Phil Kent reports about the school organised byt the newspaper 'Resistance'

Sixty to 70 comrades gathered in Caxton Hall, London for the Resistance half-day school which began with the reading of a fraternal letter from Salma Yaqoob, regretting her inability to be there, but congratulating Resistance on its non-sectarian attitude to left unity.

Speeches in French and Portuguese, and in English (from the Scottish Socialist Party’s Frances Curran) then followed to set the internationalist agenda before we split into workshops for the rest of the day. I heartily disapprove of this method, It fragments, lowers the quality of debate and means that you are bound to miss most of what goes on.
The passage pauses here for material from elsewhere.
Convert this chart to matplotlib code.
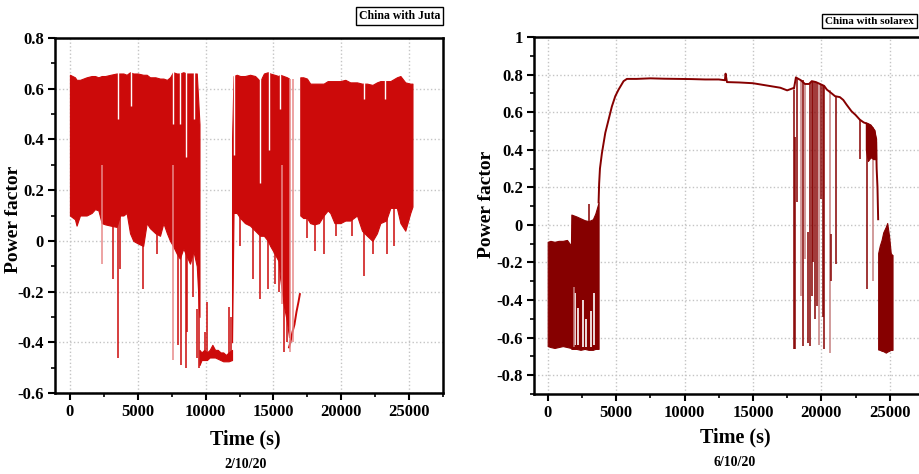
import matplotlib
matplotlib.use('Agg')
import matplotlib.pyplot as plt
from matplotlib.ticker import MultipleLocator

plt.rcParams['font.family'] = ['Liberation Serif', 'DejaVu Serif']
plt.rcParams['font.weight'] = 'bold'
plt.rcParams['axes.unicode_minus'] = False

# ---------------- Left panel: China with Juta (2/10/20) ----------------
# dense oscillation band 1
j1_t = [0, 370, 490, 740, 1230, 1600, 1850, 2100, 2340, 2600, 3000, 3440, 3690, 3940, 4180,
        4430, 4670, 5000, 5400, 5660, 5900, 6300, 6640, 6890, 7150, 7380, 7600, 7870, 8100,
        8360, 8600, 8850, 9100, 9350, 9550]
j1_hi = [0.655, 0.645, 0.635, 0.635, 0.645, 0.65, 0.65, 0.645, 0.65, 0.65, 0.655, 0.66, 0.66,
         0.66, 0.655, 0.665, 0.66, 0.66, 0.655, 0.655, 0.645, 0.645, 0.64, 0.64, 0.635, 0.645,
         0.665, 0.66, 0.66, 0.665, 0.66, 0.66, 0.66, 0.66, 0.46]
j1_lo = [0.10, 0.085, 0.06, 0.10, 0.10, 0.11, 0.125, 0.12, 0.07, 0.065, 0.06, 0.055, 0.10, 0.10,
         0.11, 0.03, 0.0, -0.01, -0.02, 0.07, 0.05, 0.03, 0.02, 0.07, 0.03, 0.0, -0.02, -0.05,
         -0.07, -0.03, -0.06, -0.09, -0.04, -0.10, -0.30]
# low plateau
j2_t = [9550, 9700, 9900, 10100, 10300, 10500, 10700, 10900, 11100, 11300, 11500, 11700, 11950]
j2_hi = [-0.43, -0.44, -0.43, -0.44, -0.43, -0.41, -0.43, -0.43, -0.44, -0.44, -0.45, -0.44, -0.43]
j2_lo = [-0.49, -0.47, -0.47, -0.47, -0.46, -0.46, -0.46, -0.465, -0.47, -0.475, -0.475, -0.475, -0.47]
# dense band 2
j3_t = [11950, 12060, 12300, 12550, 12900, 13280, 13650, 14020, 14300, 14590, 14760, 15080,
        15380, 15500, 15750, 16000, 16150]
j3_hi = [0.40, 0.65, 0.655, 0.65, 0.65, 0.655, 0.65, 0.63, 0.66, 0.665, 0.66, 0.655, 0.65,
         0.655, 0.65, 0.645, 0.64]
j3_lo = [-0.40, 0.11, 0.11, 0.09, 0.07, 0.06, 0.04, 0.02, 0.02, 0.0, -0.02, -0.05, -0.08,
         -0.15, -0.25, -0.32, -0.38]
# recovery line
j4_t = [16150, 16250, 16400, 16550, 16700, 16850, 16950]
j4_pf = [-0.42, -0.40, -0.36, -0.33, -0.28, -0.24, -0.21]
# dense band 3
j5_t = [16980, 17200, 17470, 17710, 18000, 18350, 18700, 19000, 19190, 19500, 19930, 20300,
        20660, 21160, 21530, 21900, 22300, 22630, 22880, 23300, 23620, 24100, 24360, 24720,
        25090, 25250]
j5_hi = [0.645, 0.645, 0.64, 0.62, 0.62, 0.62, 0.62, 0.63, 0.63, 0.63, 0.63, 0.635, 0.625,
         0.625, 0.62, 0.62, 0.615, 0.625, 0.63, 0.63, 0.63, 0.645, 0.65, 0.625, 0.62, 0.62]
j5_lo = [0.10, 0.09, 0.09, 0.07, 0.065, 0.07, 0.10, 0.12, 0.11, 0.07, 0.07, 0.08, 0.08, 0.10,
         0.04, 0.02, 0.0, 0.03, 0.07, 0.08, 0.13, 0.13, 0.07, 0.04, 0.11, 0.135]
# downward spikes (dark)
jsp_t = [3200, 3570, 3690, 5360, 6400, 8000, 8170, 8560, 8660, 9100, 9500, 12550, 13530,
         14020, 14590, 15080, 15380, 15750, 16000, 17470, 18030, 18700, 19600, 20790, 21700,
         22340, 23370, 23860]
jsp_bot = [-0.15, -0.46, -0.11, -0.19, -0.05, -0.41, -0.49, -0.50, -0.36, -0.22, -0.50, -0.02,
           -0.15, -0.23, -0.19, -0.17, -0.20, -0.44, -0.40, 0.01, -0.04, -0.05, 0.02, 0.02,
           -0.14, -0.05, -0.05, -0.02]
jsp_top = 0.3
# faint spikes
jl_t = [2340, 7580, 15630, 16240, 16420]
jl_lo = [-0.09, -0.47, -0.25, -0.44, -0.40]
jl_hi = [0.30, 0.30, 0.30, 0.64, 0.64]
# upward spikes from low plateau
ju_t = [9400, 9960, 10090, 11700, 11870]
ju_top = [-0.27, -0.36, -0.24, -0.26, -0.30]
ju_bot = -0.46
# white gaps in dense bands
jw_t = [3520, 4530, 7630, 8120, 8560, 9150, 12100, 14020, 14640, 15460, 21650, 23220]
jw_top = [0.67, 0.67, 0.67, 0.67, 0.67, 0.67, 0.67, 0.67, 0.67, 0.67, 0.65, 0.65]
jw_bot = [0.48, 0.53, 0.46, 0.46, 0.33, 0.48, 0.34, 0.23, 0.36, 0.52, 0.56, 0.56]

# ---------------- Right panel: China with solarex (6/10/20) ----------------
sa_t = [0, 200, 500, 800, 1100, 1410, 1700, 1730, 2100, 2400, 2700, 2990, 3300, 3480, 3720]
sa_hi = [-0.09, -0.085, -0.09, -0.085, -0.085, -0.08, -0.11, 0.055, 0.045, 0.035, 0.025, 0.02,
         0.03, 0.06, 0.12]
sa_lo = [-0.645, -0.65, -0.655, -0.65, -0.645, -0.65, -0.655, -0.66, -0.66, -0.665, -0.66,
         -0.665, -0.665, -0.66, -0.66]
sm_t = [3720, 3760, 3820, 3960, 4210, 4450, 4690, 4940, 5180, 5545, 5790, 6500, 7500, 8500,
        9500, 10500, 11500, 12500, 12950, 13000, 13100, 14000, 15000, 16000, 17000, 17500,
        17950, 17995, 18140, 18250, 18500, 18800, 19100, 19300, 19600, 19900, 20200, 20400,
        20750, 21000, 21350, 21600, 21840, 22200, 22500, 22810, 23100, 23300, 23600, 23900,
        24000, 24040, 24100, 24150]
sm_pf = [0.12, 0.22, 0.30, 0.38, 0.49, 0.56, 0.63, 0.685, 0.72, 0.765, 0.777, 0.777, 0.78,
         0.778, 0.777, 0.776, 0.774, 0.774, 0.77, 0.805, 0.76, 0.758, 0.754, 0.742, 0.73, 0.716,
         0.728, 0.725, 0.785, 0.78, 0.77, 0.75, 0.75, 0.765, 0.76, 0.75, 0.74, 0.72, 0.70,
         0.685, 0.68, 0.665, 0.64, 0.605, 0.585, 0.56, 0.545, 0.54, 0.53, 0.50, 0.44, 0.30,
         0.20, 0.03]
sb_t = [23250, 23400, 23600, 23800, 24000]
sb_hi = [0.545, 0.54, 0.53, 0.51, 0.46]
sb_lo = [0.40, 0.34, 0.36, 0.35, 0.35]
sc_t = [24150, 24270, 24400, 24520, 24710, 24810, 24950, 25070, 25170, 25200]
sc_hi = [-0.15, -0.11, -0.08, -0.04, -0.01, 0.01, -0.06, -0.15, -0.16, -0.16]
sc_lo = [-0.663, -0.665, -0.67, -0.672, -0.68, -0.675, -0.67, -0.665, -0.665, -0.665]
# dark spikes
ssp_t = [17990, 18100, 18240, 18630, 19040, 19160, 19290, 19410, 19530, 19700, 19970, 20140,
         20210, 20670, 21060, 22810, 23350, 2990]
ssp_top = [0.72, 0.47, 0.78, 0.77, -0.04, 0.755, 0.765, 0.765, 0.76, 0.755, 0.75, 0.74, 0.74,
           -0.05, 0.685, 0.56, 0.54, 0.11]
ssp_bot = [-0.66, -0.66, 0.12, -0.645, -0.63, -0.645, -0.38, -0.20, -0.50, -0.43, 0.14, -0.49,
           -0.66, -0.30, -0.21, 0.35, -0.34, 0.02]
# faint spikes
sl_t = [18480, 18800, 19850, 20620, 23740, 1900]
sl_top = [0.77, 0.75, 0.75, 0.72, 0.52, -0.33]
sl_bot = [-0.38, -0.18, -0.64, -0.68, -0.30, -0.65]
# white gaps at bottom of first band
sw_t = [2000, 2250, 2600, 2800, 3150, 3420]
sw_top = [-0.36, -0.44, -0.40, -0.50, -0.46, -0.36]
sw_bot = [-0.64, -0.64, -0.65, -0.65, -0.65, -0.64]

RED = '#cc0a0a'
RED_L = '#e88a8a'
DRED = '#860000'
DRED_L = '#c58080'

fig = plt.figure(figsize=(9.19, 4.74), dpi=100)
axL = fig.add_axes([55 / 919, 81 / 474, 388 / 919, 355 / 474])
axR = fig.add_axes([534 / 919, 80 / 474, 390 / 919, 357 / 474])

# ---- left drawing
for t, hi, lo in [(j1_t, j1_hi, j1_lo), (j2_t, j2_hi, j2_lo), (j3_t, j3_hi, j3_lo),
                  (j5_t, j5_hi, j5_lo)]:
    axL.fill_between(t, lo, hi, color=RED, lw=0.8, edgecolor=RED, zorder=3)
axL.plot(j4_t, j4_pf, color=RED, lw=1.4, zorder=3)
axL.vlines(jsp_t, jsp_bot, jsp_top, color=RED, lw=1.1, zorder=3)
axL.vlines(jl_t, jl_lo, jl_hi, color=RED_L, lw=1.1, zorder=3)
axL.vlines(ju_t, ju_bot, ju_top, color=RED, lw=1.1, zorder=3)
axL.vlines(jw_t, jw_bot, jw_top, color='white', lw=1.0, zorder=4)

axL.set_xlim(-1100, 27500)
axL.set_ylim(-0.6, 0.8)
yl_ticks = [-0.6, -0.4, -0.2, 0, 0.2, 0.4, 0.6, 0.8]
yl_labels = ['-0.6', '-0.4', '-0.2', '0', '0.2', '0.4', '0.6', '0.8']
axL.set_yticks(yl_ticks, yl_labels)

# ---- right drawing
axR.fill_between(sa_t, sa_lo, sa_hi, color=DRED, lw=0.8, edgecolor=DRED, zorder=3)
axR.vlines(sw_t, sw_bot, sw_top, color='white', lw=1.2, zorder=4)
axR.vlines(sl_t, sl_bot, sl_top, color=DRED_L, lw=1.1, zorder=5)
axR.plot(sm_t, sm_pf, color=DRED, lw=1.4, zorder=5)
axR.fill_between(sb_t, sb_lo, sb_hi, color=DRED, lw=0.8, edgecolor=DRED, zorder=5)
axR.fill_between(sc_t, sc_lo, sc_hi, color=DRED, lw=0.8, edgecolor=DRED, zorder=5)
axR.vlines(ssp_t, ssp_bot, ssp_top, color=DRED, lw=1.1, zorder=5)

axR.set_xlim(-1000, 27500)
axR.set_ylim(-0.9, 1.0)
yr_ticks = [-0.8, -0.6, -0.4, -0.2, 0, 0.2, 0.4, 0.6, 0.8, 1.0]
yr_labels = ['-0.8', '-0.6', '-0.4', '-0.2', '0', '0.2', '0.4', '0.6', '0.8', '1']
axR.set_yticks(yr_ticks, yr_labels)

x_ticks = [0, 5000, 10000, 15000, 20000, 25000]
x_labels = ['0', '5000', '10000', '15000', '20000', '25000']

for ax in (axL, axR):
    ax.set_xticks(x_ticks, x_labels)
    ax.xaxis.set_minor_locator(MultipleLocator(2500))
    ax.yaxis.set_minor_locator(MultipleLocator(0.1))
    ax.tick_params(which='major', direction='out', length=5, width=1.5, labelsize=12,
                   top=False, right=False, pad=3)
    ax.tick_params(which='minor', direction='out', length=3, width=1.2, top=False, right=False)
    for s in ax.spines.values():
        s.set_linewidth(1.8)
    ax.grid(True, which='major', color='#c4c4c4', linestyle=':', lw=1.0, zorder=0)
    ax.set_axisbelow(True)
    for lab in ax.get_xticklabels() + ax.get_yticklabels():
        lab.set_fontweight('bold')
    ax.set_ylabel('Power factor', fontsize=14, fontweight='bold')
    ax.set_xlabel('Time (s)', fontsize=14.5, fontweight='bold')

axL.yaxis.set_label_coords(-0.086, 0.49)
axR.yaxis.set_label_coords(-0.1, 0.53)
axL.xaxis.set_label_coords(0.49, -0.104)
axR.xaxis.set_label_coords(0.515, -0.095)

box = dict(boxstyle='square,pad=0.25', facecolor='white', edgecolor='black', lw=1.0)
fig.text(440 / 919, 1 - 16 / 474, 'China with Juta', ha='right', va='center', fontsize=8.5,
         fontweight='bold', bbox=box)
fig.text(914 / 919, 1 - 21 / 474, 'China with solarex', ha='right', va='center', fontsize=8,
         fontweight='bold', bbox=box)

fig.text(246 / 919, 1 - 465 / 474, '2/10/20', ha='center', va='center', fontsize=10,
         fontweight='bold')
fig.text(735 / 919, 1 - 462 / 474, '6/10/20', ha='center', va='center', fontsize=10,
         fontweight='bold')

fig.savefig('out.png', dpi=100)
It is certainly no way to develop the quality of cadre.

If the left is serious about itself and its tasks then it ought to deal with issues in depth and over sufficient time. Then comrades, not least leading comrades from different groups and factions, could really debate issues out. That would give the phrase ‘non-sectarian’ an entirely different meaning. Although the workshops were well chaired, they were far too short for anything to be really developed. Frankly, I was also disappointed in the quality of the debate.

I decided to follow the British left unity thread and joined the Socialist Alliance meeting in the upstairs corridor and after that the SSP meeting in the downstairs canteen. I know space is tight and I am sorry to go on about nuts and bolts issues but, although the comrades came across as sincere and well meaning, this venue was not really suitable.
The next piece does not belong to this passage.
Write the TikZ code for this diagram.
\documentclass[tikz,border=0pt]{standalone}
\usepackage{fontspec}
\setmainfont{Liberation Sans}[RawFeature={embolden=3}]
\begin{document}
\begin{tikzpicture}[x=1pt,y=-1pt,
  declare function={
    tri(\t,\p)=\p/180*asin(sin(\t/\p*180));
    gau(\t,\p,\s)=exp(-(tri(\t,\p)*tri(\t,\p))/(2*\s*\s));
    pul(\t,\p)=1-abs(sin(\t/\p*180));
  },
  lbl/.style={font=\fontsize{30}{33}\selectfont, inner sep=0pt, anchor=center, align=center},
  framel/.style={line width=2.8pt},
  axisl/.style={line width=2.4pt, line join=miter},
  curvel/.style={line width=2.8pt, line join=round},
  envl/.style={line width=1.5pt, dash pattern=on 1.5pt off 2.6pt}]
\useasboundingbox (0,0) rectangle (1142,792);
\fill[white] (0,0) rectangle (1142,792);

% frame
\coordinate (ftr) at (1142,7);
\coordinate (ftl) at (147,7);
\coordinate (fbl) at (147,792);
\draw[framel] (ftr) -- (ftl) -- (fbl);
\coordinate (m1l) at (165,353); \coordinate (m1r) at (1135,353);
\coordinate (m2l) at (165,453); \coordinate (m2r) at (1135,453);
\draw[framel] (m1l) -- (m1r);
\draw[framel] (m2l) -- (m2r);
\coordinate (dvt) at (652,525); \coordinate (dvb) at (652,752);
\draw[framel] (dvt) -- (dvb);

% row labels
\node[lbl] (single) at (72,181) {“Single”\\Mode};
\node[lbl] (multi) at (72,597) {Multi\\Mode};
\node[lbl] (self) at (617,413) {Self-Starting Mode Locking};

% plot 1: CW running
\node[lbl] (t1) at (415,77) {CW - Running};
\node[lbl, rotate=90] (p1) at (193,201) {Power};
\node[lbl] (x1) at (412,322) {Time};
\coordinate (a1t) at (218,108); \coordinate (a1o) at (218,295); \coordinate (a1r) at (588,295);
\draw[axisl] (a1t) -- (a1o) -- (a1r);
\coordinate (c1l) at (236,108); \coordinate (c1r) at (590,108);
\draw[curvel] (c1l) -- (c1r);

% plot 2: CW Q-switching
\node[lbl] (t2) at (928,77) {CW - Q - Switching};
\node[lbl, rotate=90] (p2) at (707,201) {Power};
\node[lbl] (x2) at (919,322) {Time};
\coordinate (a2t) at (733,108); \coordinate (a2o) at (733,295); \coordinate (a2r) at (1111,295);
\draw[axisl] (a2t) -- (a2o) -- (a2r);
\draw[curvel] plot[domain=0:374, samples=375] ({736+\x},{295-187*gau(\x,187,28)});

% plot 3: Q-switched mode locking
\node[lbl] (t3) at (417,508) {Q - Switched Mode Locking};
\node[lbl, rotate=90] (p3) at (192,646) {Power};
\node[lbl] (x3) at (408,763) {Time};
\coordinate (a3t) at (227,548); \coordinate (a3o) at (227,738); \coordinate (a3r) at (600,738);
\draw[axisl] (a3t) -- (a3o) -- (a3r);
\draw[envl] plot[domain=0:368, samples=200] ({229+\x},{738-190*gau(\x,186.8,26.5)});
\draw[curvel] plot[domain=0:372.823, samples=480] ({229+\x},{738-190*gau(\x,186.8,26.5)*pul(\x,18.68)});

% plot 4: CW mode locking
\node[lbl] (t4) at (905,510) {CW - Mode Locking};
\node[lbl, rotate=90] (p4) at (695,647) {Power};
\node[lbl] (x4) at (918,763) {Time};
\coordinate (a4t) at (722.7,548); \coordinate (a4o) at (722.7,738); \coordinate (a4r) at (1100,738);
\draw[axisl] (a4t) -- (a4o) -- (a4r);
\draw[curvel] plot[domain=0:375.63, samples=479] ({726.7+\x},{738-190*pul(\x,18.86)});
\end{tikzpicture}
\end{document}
Rob Hoveman spoke for the SA, mostly about the disappointing Brent East result, and argued quite correctly that our vote was squeezed by the five other socialist candidates and the Liberal Democrats getting the anti-war vote. His solution is not to stand in marginal seats. We seem to be going from an on-off electoral bloc to an electoral bloc that does not stand in key elections - and he wonders why we suffer from a low profile.
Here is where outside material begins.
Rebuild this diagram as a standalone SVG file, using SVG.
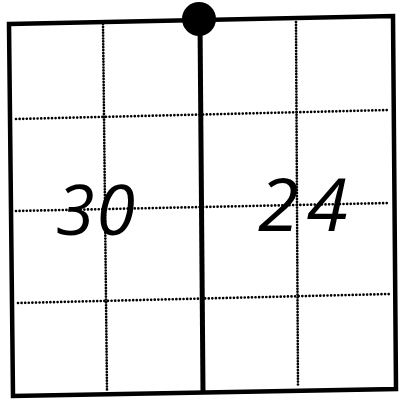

Frances Curran for the SSP tried to focus minds on strategy: especially building a party. She politely pointed out that many of the problems we face in England and Wales simply are not happening in Scotland - the implication was that this was not because Scotland is a different nation, but because they handle things differently up there. The SSP, she said, was definitely not an “electoral front”. She had been visiting relatives in Hull and one of them is considering voting BNP because they are a party and the left are a disunited bunch of self-obsessed sectarians. In Scotland the SSP was able to tackle the racist threat head-on. Moreover, instead of the SSP being squeezed, it has steadily grown in influence.

A speaker from the floor raised the question of how we speak to youth - they do not like what we say, so what we need is a new language. But in Scotland they can use the language of Marx (albeit devoid of its content all too frequently) and the young understand it perfectly well because it is attached to a plausible project. Words only have meaning when they have context.

Stuart King of Workers Power made the point that, in fighting for communist unity, programme is “everything” and Tommy Sheridan’s Imagine is “reformist crap”. Comrade Curran argued that the programme is taken to the membership and debated out with them at length and is only the programme insofar as it is accepted: it is not 10 tablets of stone that are beyond criticism or change. Incidentally comrade King told me that if WP had a presence in Scotland it would join the SSP. So much for programme being “everything”. However, what was left unspoken was the fact that the SSP’s programme is thoroughly nationalist.

My impression is that Resistance hopes to follow Yaqoob/Monbiot into the hearts of the masses rather than fight in a directly communist manner for the leadership of the working class. I say ‘impression’ because the Yaqoob letter was simply left lying on the table - neither praised, condemned nor criticised.